>> Start INPUT RECORDS

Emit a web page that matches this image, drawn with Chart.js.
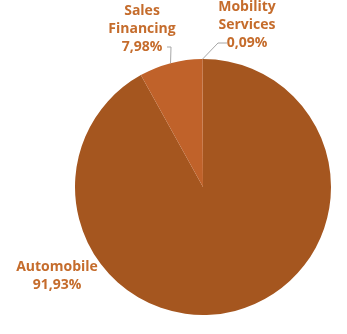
<!DOCTYPE html>
<html>
<head>
<meta charset="utf-8">
<script src="https://cdn.jsdelivr.net/npm/chart.js@4/dist/chart.umd.min.js"></script>
<style>
  html, body { margin: 0; padding: 0; background: #fff; }
  #wrap { width: 347px; height: 334px; }
</style>
</head>
<body>
<div id="wrap"><canvas id="c" width="347" height="334"></canvas></div>
<script>
const categories = ["Automobile", "Sales Financing", "Mobility Services"];
const shares = [91.93, 7.98, 0.09];
const sliceColors = ["#a5561f", "#c0622a", "#b85c26"];

// label placement (text lines + anchor), leader lines start at the slice edge
const labelSpots = [
  { lines: ["Automobile"], x: 57, y: 267, leader: null },
  { lines: ["Sales", "Financing"], x: 142, y: 11, leader: [[167, 47], [171, 47]] },
  { lines: ["Mobility", "Services"], x: 247, y: 7, leader: [[227, 43], [218, 43]] },
];

const fmt = v => v.toFixed(2).replace(".", ",") + "%";

const labelPlugin = {
  id: "sliceLabels",
  afterDatasetsDraw(chart) {
    const ctx = chart.ctx;
    const arcs = chart.getDatasetMeta(0).data;
    ctx.save();
    labelSpots.forEach((spot, i) => {
      const arc = arcs[i];
      if (spot.leader) {
        const mid = (arc.startAngle + arc.endAngle) / 2;
        const ex = arc.x + Math.cos(mid) * arc.outerRadius;
        const ey = arc.y + Math.sin(mid) * arc.outerRadius;
        ctx.strokeStyle = "#a6a6a6";
        ctx.lineWidth = 1;
        ctx.beginPath();
        ctx.moveTo(spot.leader[0][0], spot.leader[0][1]);
        ctx.lineTo(spot.leader[1][0], spot.leader[1][1]);
        ctx.lineTo(ex, ey);
        ctx.stroke();
      }
      ctx.fillStyle = "#c56c2c";
      ctx.font = "bold 14px 'Open Sans', Lato, sans-serif";
      ctx.textAlign = "center";
      ctx.textBaseline = "middle";
      const all = spot.lines.concat([fmt(shares[i])]);
      all.forEach((t, k) => ctx.fillText(t, spot.x, spot.y + k * 18));
    });
    ctx.restore();
  }
};

new Chart(document.getElementById("c"), {
  type: "pie",
  data: {
    labels: categories,
    datasets: [{
      data: shares,
      backgroundColor: sliceColors,
      borderWidth: 0,
    }]
  },
  options: {
    responsive: false,
    animation: false,
    layout: { padding: { left: 75, right: 16, top: 59, bottom: 19 } },
    plugins: { legend: { display: false }, tooltip: { enabled: false } },
  },
  plugins: [labelPlugin],
});
</script>
</body>
</html>
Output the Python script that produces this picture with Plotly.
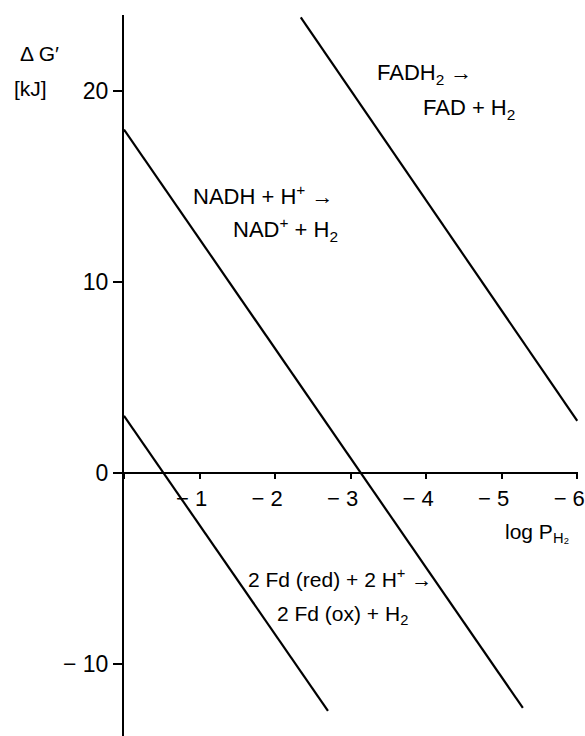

>> End INPUT RECORDS

**PROBLEM TO WORK ON**
Reproduce the entries exactly. Do not carry over any picture.

**FULL ANSWER**
Emit a web page that matches this image, drawn with Chart.js.
<!DOCTYPE html>
<html>
<head>
<meta charset="utf-8">
<script src="https://cdn.jsdelivr.net/npm/chart.js@4/dist/chart.umd.min.js"></script>
<style>
  html, body { margin: 0; padding: 0; background: #fff; }
  #wrap { width: 347px; height: 334px; }
</style>
</head>
<body>
<div id="wrap"><canvas id="c" width="347" height="334"></canvas></div>
<script>
const categories = ["Automobile", "Sales Financing", "Mobility Services"];
const shares = [91.93, 7.98, 0.09];
const sliceColors = ["#a5561f", "#c0622a", "#b85c26"];

// label placement (text lines + anchor), leader lines start at the slice edge
const labelSpots = [
  { lines: ["Automobile"], x: 57, y: 267, leader: null },
  { lines: ["Sales", "Financing"], x: 142, y: 11, leader: [[167, 47], [171, 47]] },
  { lines: ["Mobility", "Services"], x: 247, y: 7, leader: [[227, 43], [218, 43]] },
];

const fmt = v => v.toFixed(2).replace(".", ",") + "%";

const labelPlugin = {
  id: "sliceLabels",
  afterDatasetsDraw(chart) {
    const ctx = chart.ctx;
    const arcs = chart.getDatasetMeta(0).data;
    ctx.save();
    labelSpots.forEach((spot, i) => {
      const arc = arcs[i];
      if (spot.leader) {
        const mid = (arc.startAngle + arc.endAngle) / 2;
        const ex = arc.x + Math.cos(mid) * arc.outerRadius;
        const ey = arc.y + Math.sin(mid) * arc.outerRadius;
        ctx.strokeStyle = "#a6a6a6";
        ctx.lineWidth = 1;
        ctx.beginPath();
        ctx.moveTo(spot.leader[0][0], spot.leader[0][1]);
        ctx.lineTo(spot.leader[1][0], spot.leader[1][1]);
        ctx.lineTo(ex, ey);
        ctx.stroke();
      }
      ctx.fillStyle = "#c56c2c";
      ctx.font = "bold 14px 'Open Sans', Lato, sans-serif";
      ctx.textAlign = "center";
      ctx.textBaseline = "middle";
      const all = spot.lines.concat([fmt(shares[i])]);
      all.forEach((t, k) => ctx.fillText(t, spot.x, spot.y + k * 18));
    });
    ctx.restore();
  }
};

new Chart(document.getElementById("c"), {
  type: "pie",
  data: {
    labels: categories,
    datasets: [{
      data: shares,
      backgroundColor: sliceColors,
      borderWidth: 0,
    }]
  },
  options: {
    responsive: false,
    animation: false,
    layout: { padding: { left: 75, right: 16, top: 59, bottom: 19 } },
    plugins: { legend: { display: false }, tooltip: { enabled: false } },
  },
  plugins: [labelPlugin],
});
</script>
</body>
</html>
Output the Python script that produces this picture with Plotly.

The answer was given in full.